Under the food safety campaign launched by Health Minister Wael Abu Faour late last year, the subcommittee tasked with drafting a food safety law convened to conduct a final reading.
Along with subcommittee head MP Atef Majdalani, Abu Faour, Economy Minister Alain Hakim, Tourism Minister Michel Pharaon and Industry Minister Hussein Hajj Hasan were in attendance.
Officials used the opportunity to comment on the draft law before it was referred to the Parliament’s Joint Committees, which study draft laws before submitting them to Parliament for a vote.
The Parliament’s Administration and Justice Committee, headed by MP Robert Ghanem, also convened to continue discussing the new rent law following the Constitutional Council’s decision to annul a number of its articles last summer.
The council had disputed several articles that stipulated a committee should be formed to determine the amount of rent increases.
The new rent law, endorsed by the Parliament in April, went into effect last month and is said to affect around 200,000 apartments, many of which are in Beirut.
Separately, a joint news conference was held at the Parliament by MPs Joseph Maalouf, Yassin Jaber, Mohammad Qabbani and Farid Khazen, who have been tasked by Speaker Nabih Berri to follow up on laws passed by Parliament that were never implemented.
This occurs when ministers do not sign decrees that have otherwise been approved.
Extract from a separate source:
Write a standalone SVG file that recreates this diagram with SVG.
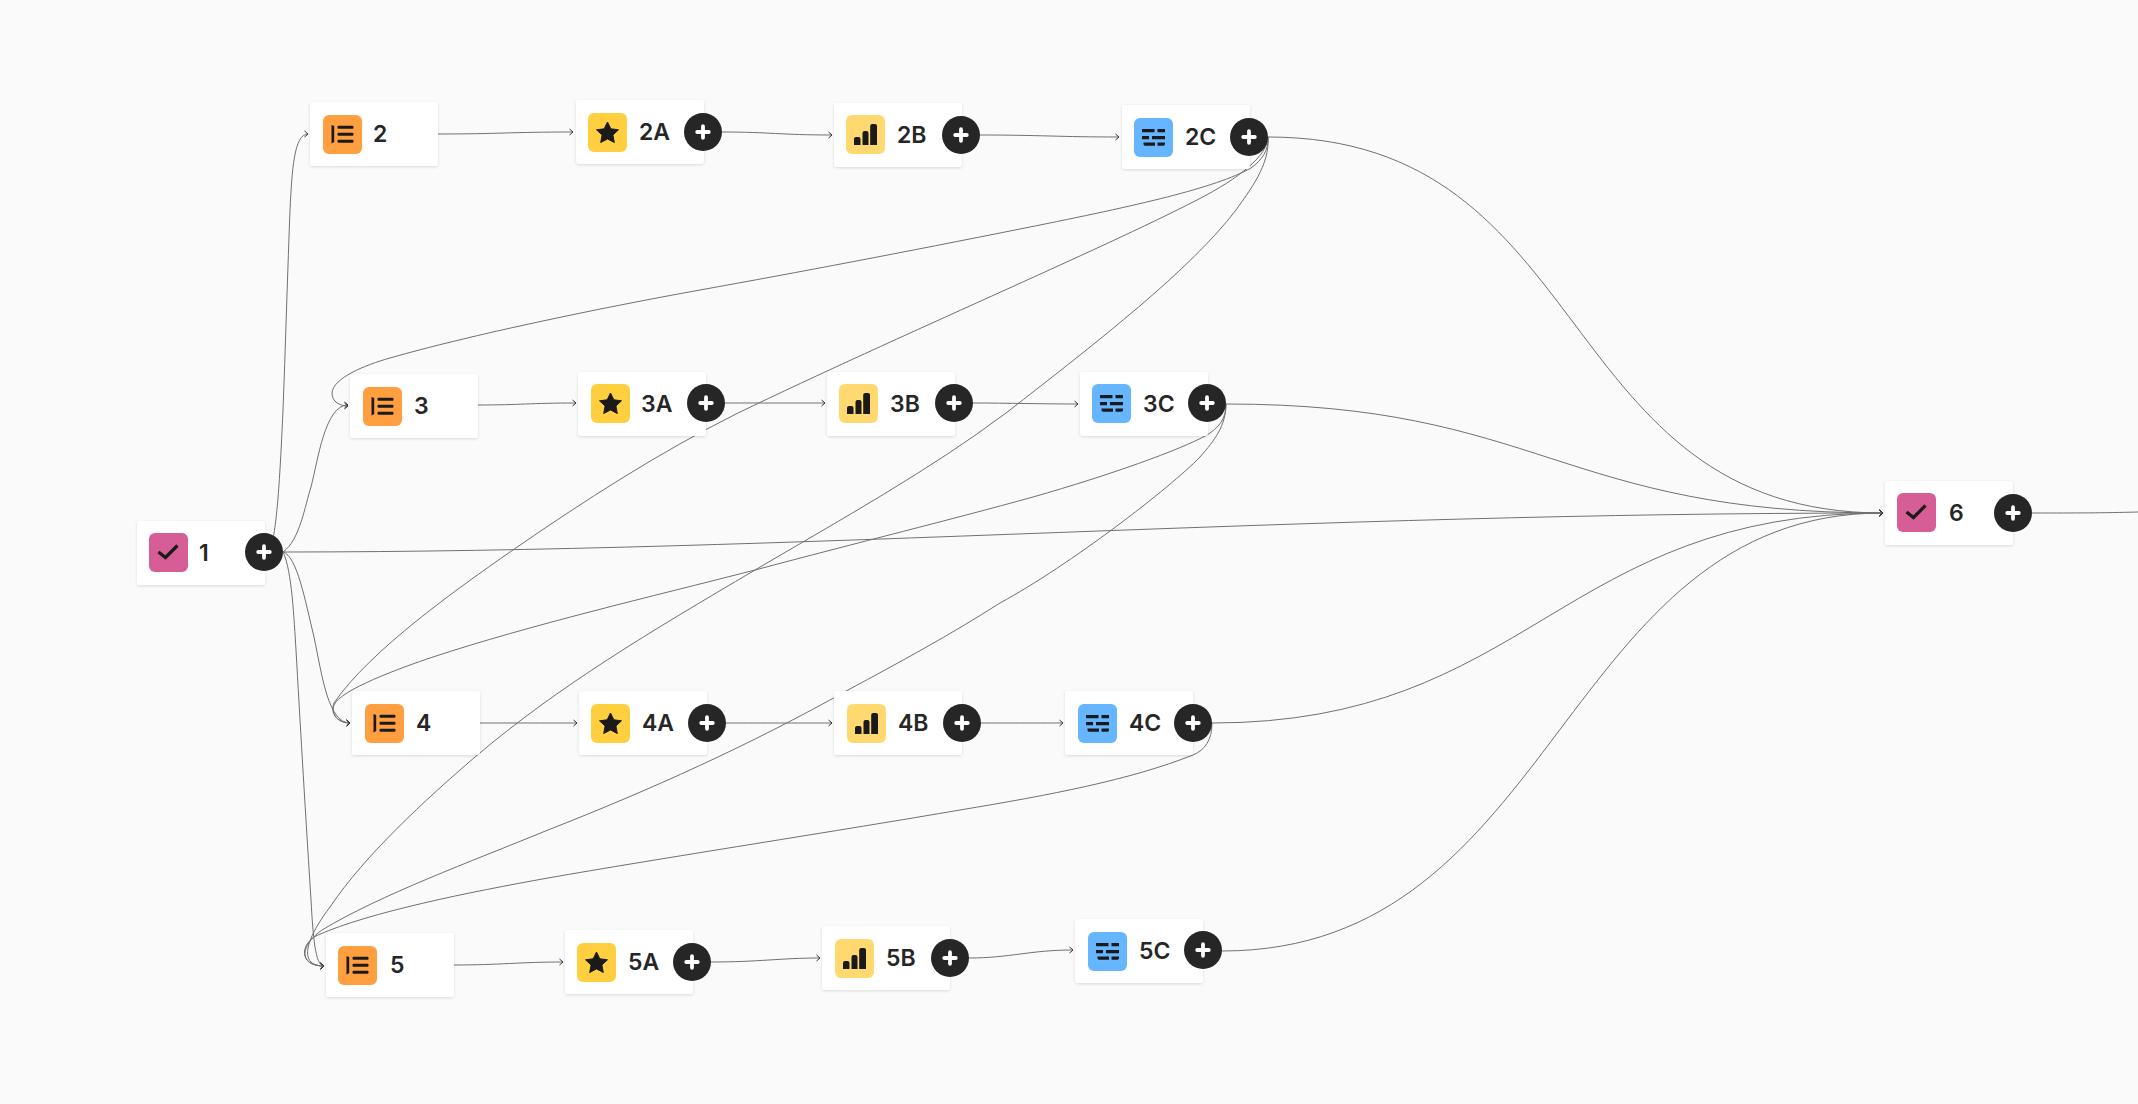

From 2000-2014, some 32 laws have befallen this fate.
Criticizing this state of affairs, Jaber said some ministers had become stronger than Parliament, particularly in the wake of the presidential vacuum, while MP Marwan Hamade accused some of flat-out ignoring a number of laws passed.
With regard to the thorny issue of a new electoral law, the subcommittee of the Administration and Justice Committee also met Monday.
Subcommittee head MP Nawar Sahili said in a statement that it had “met with members of the committee that supervised the previous elections and discussed with them the committee’s role, the realities and gaps it faced, and how to solve them.”